All The Colours You Cannot Name
London at summer’s end in 1666, its shellshocked population just beginning to emerge from the worst ravages of the bubonic plague. James White is a printer in the city, struggling with slack business and the still evident horrors of the pestilence. The contingent nature of life at that time with the plague and all the other uncertainties of the 17th century makes White feel constantly vulnerable and exposed, especially as he has a highly uxorious attachment to his wife Ellie.
They are still suffering from the sudden death of their baby son Jeremiah. Then the plague arrives in their home, followed eventually by another infamous catastrophe.
The author deploys a very much a 17th-century mentality as James White reflects upon life, plague and the daily constant threats and worries he faces. This is not an easy posture to take by Joad Wren, but he incorporates these (to us) alien notions of daily life seamlessly into the narrative, so that the story moves along with good dramatic tension and progress without becoming bogged down, though there are prolonged plague-driven feverish theological speculations by James.

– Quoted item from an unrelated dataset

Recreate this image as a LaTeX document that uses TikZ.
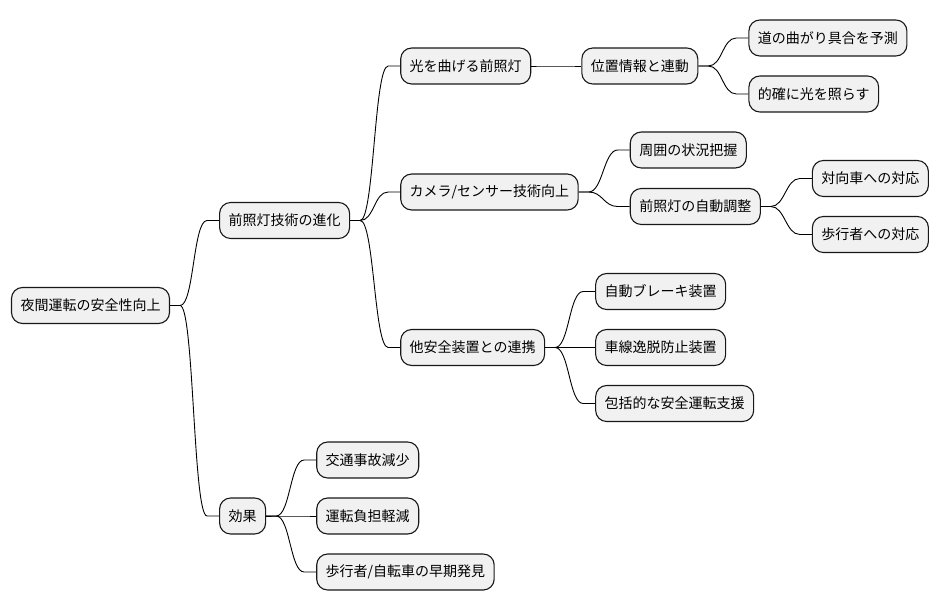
\documentclass[tikz,border=0pt]{standalone}
\usepackage{fontspec}
\usepackage{tikz}
\usetikzlibrary{positioning}
\usetikzlibrary{calc}
\newfontfamily\jpfont{Noto Sans CJK JP}
\definecolor{boxfill}{HTML}{F1F1F1}
\definecolor{boxline}{HTML}{181818}

\begin{document}
\begin{tikzpicture}[
    topic/.style={draw=boxline, fill=boxfill, line width=1.1pt, rounded corners=11pt,
      inner xsep=9pt, minimum height=36pt, font=\jpfont\fontsize{14}{16}\selectfont},
    branch/.style={line width=0.9pt, to path={-- ($(\tikztostart)+(10pt,0)$)
      .. controls ($(\tikztostart)+(24pt,0)$) and ($(\tikztotarget)+(-26pt,0)$)
      .. ($(\tikztotarget)+(-12pt,0)$) -- (\tikztotarget)}},
    node distance=50pt
  ]
  \useasboundingbox (0,0) rectangle (941pt,-612pt);

  \node[topic] (root) at (90.5pt,-305.5pt) {夜間運転の安全性向上};

  \node[topic, right=49pt of root, yshift=85pt] (tech) {前照灯技術の進化};
  \node[topic, right=49pt of root, yshift=-210.5pt] (effect) {効果};

  \node[topic, right=of tech, yshift=154.5pt] (bend) {光を曲げる前照灯};
  \node[topic, right=of bend] (gps) {位置情報と連動};
  \node[topic, right=of gps, yshift=28pt] (curve) {道の曲がり具合を予測};
  \node[topic, right=of gps, yshift=-28pt] (aim) {的確に光を照らす};

  \node[topic, right=of tech, yshift=28.5pt] (sensor) {カメラ/センサー技術向上};
  \node[topic, right=51pt of sensor, yshift=42pt] (around) {周囲の状況把握};
  \node[topic, right=51pt of sensor, yshift=-14.5pt] (auto) {前照灯の自動調整};
  \node[topic, right=51pt of auto, yshift=28pt] (oncoming) {対向車への対応};
  \node[topic, right=51pt of auto, yshift=-28pt] (walker) {歩行者への対応};

  \node[topic, right=of tech, yshift=-127pt] (link) {他安全装置との連携};
  \node[topic, right=of link, yshift=56pt] (brake) {自動ブレーキ装置};
  \node[topic, right=of link] (lane) {車線逸脱防止装置};
  \node[topic, right=of link, yshift=-56pt] (assist) {包括的な安全運転支援};

  \node[topic, right=of effect, yshift=56pt] (crash) {交通事故減少};
  \node[topic, right=of effect] (load) {運転負担軽減};
  \node[topic, right=of effect, yshift=-56pt] (early) {歩行者/自転車の早期発見};

  \draw[branch] (root.east) to (tech.west);
  \draw[branch] (root.east) to (effect.west);
  \draw[branch] (tech.east) to (bend.west);
  \draw[branch] (tech.east) to (sensor.west);
  \draw[branch] (tech.east) to (link.west);
  \draw[branch] (bend.east) to (gps.west);
  \draw[branch] (gps.east) to (curve.west);
  \draw[branch] (gps.east) to (aim.west);
  \draw[branch] (sensor.east) to (around.west);
  \draw[branch] (sensor.east) to (auto.west);
  \draw[branch] (auto.east) to (oncoming.west);
  \draw[branch] (auto.east) to (walker.west);
  \draw[branch] (link.east) to (brake.west);
  \draw[branch] (link.east) to (lane.west);
  \draw[branch] (link.east) to (assist.west);
  \draw[branch] (effect.east) to (crash.west);
  \draw[branch] (effect.east) to (load.west);
  \draw[branch] (effect.east) to (early.west);
\end{tikzpicture}
\end{document}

Wren navigates his London with an almost mystical veneration similar to that found in the fiction of Peter Ackroyd or Iain Sinclair. There is a poetic narration and observation, decidedly literary, but still accessible and engaging. There are some revealing descriptions about the laborious methods of printing in those days – which was an unwieldy, physically demanding and slow process. This is an excellent novel, and just a word about the cover of the book, which comprises a painted scene of London: it is very attractive and appropriate.